I realized that I was going to be part of the system that can sometimes make
us dark-skinned people believe that we are inferior. I do not want Filipino children
who look like me to feel bad about themselves. When I was a kid, my grandmother
would get upset whenever I told her that I'd be spending the afternoon swimming
in my cousin's pool, because it meant that my skin would get darker than it already
was. My mom, whose nose I acquired, has one of the widest among her brothers
and sisters. She taught me to pinch the bridge daily so that the arch would be
higher, like my cousins. Most of her girlfriends got blond highlights and nose
jobs as soon as they received their first paychecks, almost as a rite of passage.
As a teenager, I tried to hang out with the mestizas, because I wanted to be
popular like them. It was only when I was 22 years old and moved to New York,
where people of different colours, beliefs and sexual orientations are embraced,
that I learned to appreciate my brown skin, wide nose, straight, black hair and
five-foot stature. Because of the self-confidence I saw in the people I met,
I found everyone—in the subway, on the street, in restaurants—beautiful.
When some of my friends in Manila express disappointment that their children
are not as light-skinned as Emil, I tell them it doesn't matter. And for a long
time, I've been content with my decision to scrap my plans for Emil to be on
the airwaves. I felt I was doing my share for my brown brothers and sisters.

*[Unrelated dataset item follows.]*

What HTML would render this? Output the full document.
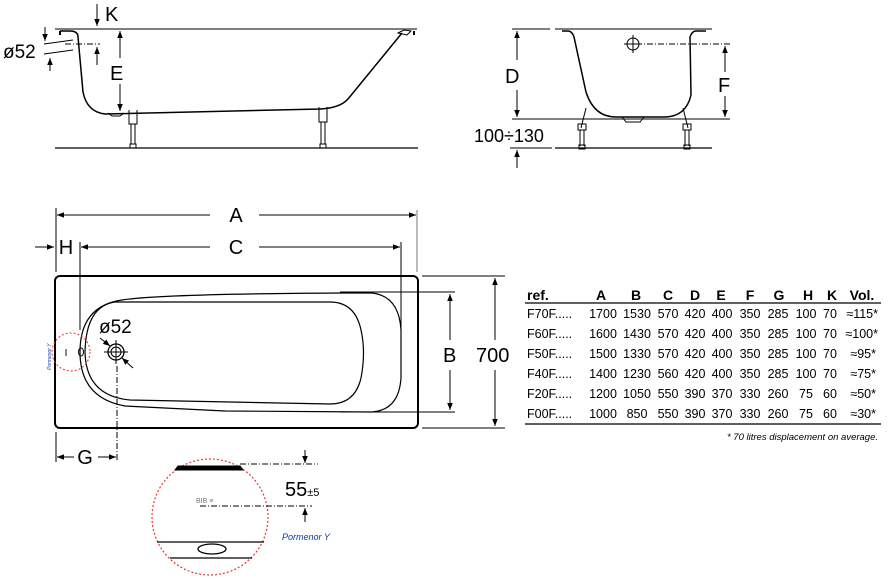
<!DOCTYPE html>
<html><head><meta charset="utf-8"><style>
html,body{margin:0;padding:0;background:#fff}
svg{display:block}
text{font-family:"Liberation Sans",sans-serif;fill:#000}
</style></head><body>
<svg width="889" height="584" viewBox="0 0 889 584" xmlns="http://www.w3.org/2000/svg">
<defs>
<marker id="ar" viewBox="0 0 10 10" refX="10" refY="5" markerWidth="9" markerHeight="7" orient="auto-start-reverse"><path d="M0,1 L10,5 L0,9 Z" fill="#000"/></marker>
</defs>
<g stroke="#000" fill="none" stroke-width="1">
<line x1="55" y1="29" x2="417" y2="29" stroke="#555" stroke-width="1.5"/>
<line x1="55" y1="148" x2="418" y2="148" stroke-width="1.3"/>
<path d="M60,31 h10 q8,0 8,6 L83,92 q4,20 22,22 L320,109 q20,-1 28,-10 L402,33" stroke-width="1.5"/>
<path d="M398,33 l6,-3 l7,1 l-4,4 z" stroke-width="1"/>
<path d="M60,31 v4 M414,31 v4" stroke-width="2"/>
<path d="M108,113 l4,3 h8 l4,-3" />
<path d="M129,110 v14 h8 v-14 M131,124 v20 M135,124 v20 M130,144 h6 v4 h-6z"/>
<path d="M319,107 v15 h8 v-15 M321,122 v22 M325,122 v22 M320,144 h6 v4 h-6z"/>
<line x1="97" y1="4" x2="97" y2="26" marker-end="url(#ar)"/>
<line x1="120" y1="58" x2="120" y2="31" marker-end="url(#ar)"/>
<line x1="120" y1="84" x2="120" y2="111" marker-end="url(#ar)"/>
<line x1="65" y1="44" x2="100" y2="44" stroke-dasharray="6,2,1,2"/>
<line x1="97" y1="65" x2="97" y2="47" marker-end="url(#ar)"/>
<line x1="45" y1="27" x2="45" y2="41" marker-end="url(#ar)"/>
<line x1="50" y1="71" x2="50" y2="58" marker-end="url(#ar)"/>
<line x1="44" y1="44" x2="73" y2="40"/><line x1="44" y1="54" x2="73" y2="50"/>
<line x1="555" y1="29" x2="712" y2="29" stroke="#555" stroke-width="1.5"/>
<path d="M562,31 h6 q4,0 6,6 L586,92 q8,25 30,25 h48 q22,0 27,-22 L690,37 q2,-6 6,-6 h10" stroke-width="1.5"/>
<path d="M622,117 l4,5 h14 l4,-5"/>
<path d="M586,108 l-5,20 M683,108 l5,20"/>
<path d="M578,124 h8 v6 h-8z M580,130 v16 M584,130 v16 M579,145 h6 v4 h-6z"/>
<path d="M683,124 h8 v6 h-8z M685,130 v16 M689,130 v16 M684,145 h6 v4 h-6z"/>
<line x1="555" y1="148" x2="712" y2="148" stroke-width="1.3"/>
<line x1="512" y1="29" x2="550" y2="29"/>
<line x1="512" y1="119" x2="730" y2="119"/>
<line x1="510" y1="148" x2="552" y2="148"/>
<line x1="517" y1="60" x2="517" y2="31" marker-end="url(#ar)"/>
<line x1="517" y1="90" x2="517" y2="117" marker-end="url(#ar)"/>
<line x1="517" y1="168" x2="517" y2="150" marker-end="url(#ar)"/>
<line x1="625" y1="44" x2="730" y2="44" stroke-dasharray="6,2,1,2"/>
<circle cx="633" cy="44" r="6"/><path d="M624,44 h18 M633,35 v18"/>
<line x1="725" y1="72" x2="725" y2="46" marker-end="url(#ar)"/>
<line x1="725" y1="96" x2="725" y2="117" marker-end="url(#ar)"/>
<rect x="55" y="276" width="363" height="152" rx="5" stroke-width="2"/>
<path d="M122,300 Q160,294 340,293 L372,293 Q399,296 401,330 L401,378 Q399,410 372,412 L225,411 L125,406 Q80,398 80,352 Q80,306 122,300 Z" stroke-width="1.2"/>
<path d="M115,302 L330,302 Q355,302 361,330 Q366,352 361,378 Q355,404 330,404 L130,400 Q86,396 85,352 Q86,306 115,302 Z" stroke-width="1.2"/>
<line x1="56" y1="208" x2="56" y2="272"/>
<line x1="417" y1="210" x2="417" y2="272" stroke="#777"/>
<line x1="80" y1="242" x2="80" y2="330"/>
<line x1="401" y1="242" x2="401" y2="330"/>
<line x1="57" y1="215" x2="210" y2="215" marker-start="url(#ar)"/>
<line x1="259" y1="215" x2="416" y2="215" marker-end="url(#ar)"/>
<line x1="81" y1="247" x2="210" y2="247" marker-start="url(#ar)"/>
<line x1="259" y1="247" x2="400" y2="247" marker-end="url(#ar)"/>
<line x1="35" y1="247" x2="54" y2="247" marker-end="url(#ar)"/>
<line x1="422" y1="276" x2="505" y2="276"/>
<line x1="422" y1="428" x2="505" y2="428"/>
<line x1="340" y1="292" x2="455" y2="292"/>
<line x1="340" y1="412" x2="455" y2="412"/>
<line x1="495" y1="340" x2="495" y2="278" marker-end="url(#ar)"/>
<line x1="495" y1="370" x2="495" y2="426" marker-end="url(#ar)"/>
<line x1="450" y1="340" x2="450" y2="294" marker-end="url(#ar)"/>
<line x1="450" y1="370" x2="450" y2="410" marker-end="url(#ar)"/>
<circle cx="116" cy="352" r="8" stroke-width="1.3"/><circle cx="116" cy="352" r="5"/>
<path d="M104,352 h24 M116,340 v24"/>
<line x1="100" y1="338" x2="110" y2="346" marker-end="url(#ar)"/>
<line x1="133" y1="368" x2="122" y2="358" marker-end="url(#ar)"/>
<line x1="117" y1="366" x2="117" y2="460" stroke-dasharray="6,2,1,2"/>
<line x1="56" y1="432" x2="56" y2="462"/>
<line x1="74" y1="457" x2="57" y2="457" marker-end="url(#ar)"/>
<line x1="98" y1="457" x2="116" y2="457" marker-end="url(#ar)"/>
<ellipse cx="81" cy="352" rx="2.5" ry="4"/>
<circle cx="71" cy="352" r="19" stroke="#e33" stroke-dasharray="2,2"/>
<line x1="66" y1="349" x2="66" y2="356" stroke="#888" stroke-width="2"/>
<circle cx="210" cy="517" r="58" stroke="#e33" stroke-dasharray="2,2" stroke-width="1.2"/>
<path d="M178,466 L240,466 L243,470 L175,470 Z" fill="#000"/>
<line x1="240" y1="464" x2="318" y2="464" stroke-dasharray="6,2,1,2"/>
<line x1="200" y1="506" x2="312" y2="506" stroke-dasharray="6,2,1,2"/>
<line x1="305" y1="450" x2="305" y2="463" marker-end="url(#ar)"/>
<line x1="305" y1="522" x2="305" y2="508" marker-end="url(#ar)"/>
<line x1="157" y1="542" x2="264" y2="542" stroke-width="1.3"/>
<line x1="170" y1="558" x2="252" y2="558" stroke-width="1.3"/>
<ellipse cx="212" cy="549" rx="14" ry="5" stroke-width="1.3"/>
<line x1="525" y1="303" x2="881" y2="303" stroke-width="1.2"/>
<line x1="525" y1="424" x2="881" y2="424" stroke-width="1.2"/>
</g>
<text x="105" y="21" font-size="20">K</text>
<text x="110" y="80" font-size="20">E</text>
<text x="3" y="58" font-size="19">ø52</text>
<text x="505" y="83" font-size="20">D</text>
<text x="718" y="92" font-size="20">F</text>
<text x="474" y="142" font-size="18">100÷130</text>
<text x="236" y="222" font-size="20" text-anchor="middle">A</text>
<text x="236" y="254" font-size="20" text-anchor="middle">C</text>
<text x="66" y="254" font-size="20" text-anchor="middle">H</text>
<text x="85" y="464" font-size="20" text-anchor="middle">G</text>
<text x="99" y="333" font-size="19">ø52</text>
<text x="443" y="362" font-size="20">B</text>
<text x="476" y="362" font-size="20">700</text>
<text x="51" y="370" font-size="5" transform="rotate(-90 51 370)" font-style="italic" style="fill:#13a">Pormenor Y</text>
<text x="196" y="503" font-size="7" style="fill:#777">BIB ≡</text>
<text x="285" y="496" font-size="20">55<tspan font-size="11">±5</tspan></text>
<text x="282" y="540" font-size="9" font-style="italic" style="fill:#13a">Pormenor Y</text>
<g font-size="14" font-weight="bold" text-anchor="middle">
<text x="527" y="300" text-anchor="start">ref.</text>
<text x="601" y="300">A</text><text x="636" y="300">B</text><text x="668" y="300">C</text><text x="695" y="300">D</text><text x="721" y="300">E</text><text x="750" y="300">F</text><text x="779" y="300">G</text><text x="808" y="300">H</text><text x="832" y="300">K</text><text x="862" y="300">Vol.</text>
</g>
<g font-size="12.5" text-anchor="middle">
<text x="527" y="318" text-anchor="start">F70F.....</text><text x="603" y="318">1700</text><text x="637" y="318">1530</text><text x="668" y="318">570</text><text x="695" y="318">420</text><text x="722" y="318">400</text><text x="750" y="318">350</text><text x="778" y="318">285</text><text x="806" y="318">100</text><text x="830" y="318">70</text><text x="878" y="318" text-anchor="end">≈115*</text>
<text x="527" y="338" text-anchor="start">F60F.....</text><text x="603" y="338">1600</text><text x="637" y="338">1430</text><text x="668" y="338">570</text><text x="695" y="338">420</text><text x="722" y="338">400</text><text x="750" y="338">350</text><text x="778" y="338">285</text><text x="806" y="338">100</text><text x="830" y="338">70</text><text x="878" y="338" text-anchor="end">≈100*</text>
<text x="527" y="358" text-anchor="start">F50F.....</text><text x="603" y="358">1500</text><text x="637" y="358">1330</text><text x="668" y="358">570</text><text x="695" y="358">420</text><text x="722" y="358">400</text><text x="750" y="358">350</text><text x="778" y="358">285</text><text x="806" y="358">100</text><text x="830" y="358">70</text><text x="876" y="358" text-anchor="end">≈95*</text>
<text x="527" y="378" text-anchor="start">F40F.....</text><text x="603" y="378">1400</text><text x="637" y="378">1230</text><text x="668" y="378">560</text><text x="695" y="378">420</text><text x="722" y="378">400</text><text x="750" y="378">350</text><text x="778" y="378">285</text><text x="806" y="378">100</text><text x="830" y="378">70</text><text x="876" y="378" text-anchor="end">≈75*</text>
<text x="527" y="398" text-anchor="start">F20F.....</text><text x="603" y="398">1200</text><text x="637" y="398">1050</text><text x="668" y="398">550</text><text x="695" y="398">390</text><text x="722" y="398">370</text><text x="750" y="398">330</text><text x="778" y="398">260</text><text x="806" y="398">75</text><text x="830" y="398">60</text><text x="876" y="398" text-anchor="end">≈50*</text>
<text x="527" y="418" text-anchor="start">F00F.....</text><text x="603" y="418">1000</text><text x="637" y="418">850</text><text x="668" y="418">550</text><text x="695" y="418">390</text><text x="722" y="418">370</text><text x="750" y="418">330</text><text x="778" y="418">260</text><text x="806" y="418">75</text><text x="830" y="418">60</text><text x="876" y="418" text-anchor="end">≈30*</text>
</g>
<text x="878" y="440" font-size="9.5" font-style="italic" text-anchor="end">* 70 litres displacement on average.</text>
</svg>
</body></html>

Then, on one of the first warm days this spring, Emil and I went to the playground
with our half-Irish, half-Polish neighbour, Julia, and her son. While we were
watching the kids play, I joked that I was going to send Emil to the Philippines
to be on TV. 'Oh, that would be great!' she said earnestly. She told me that
as a little girl she had been in a series of Kodak commercials in the 1970s,
ads I remember seeing during episodes of Three's Company. Julia's parents
were working class, so it was the only way they could afford to pay for her college
education.
Once again, I'm tempted to call that agent. After
all, I am sure other fair-skinned children are being chosen to appear
in Philippine commercials even as I write this. I know my boycott is
just an anecdote in the world's bigger drama. The real stage is in my
decolonised mind. If my son ever lands a part on TV because of his colour,
do I want to be the one who has cast him?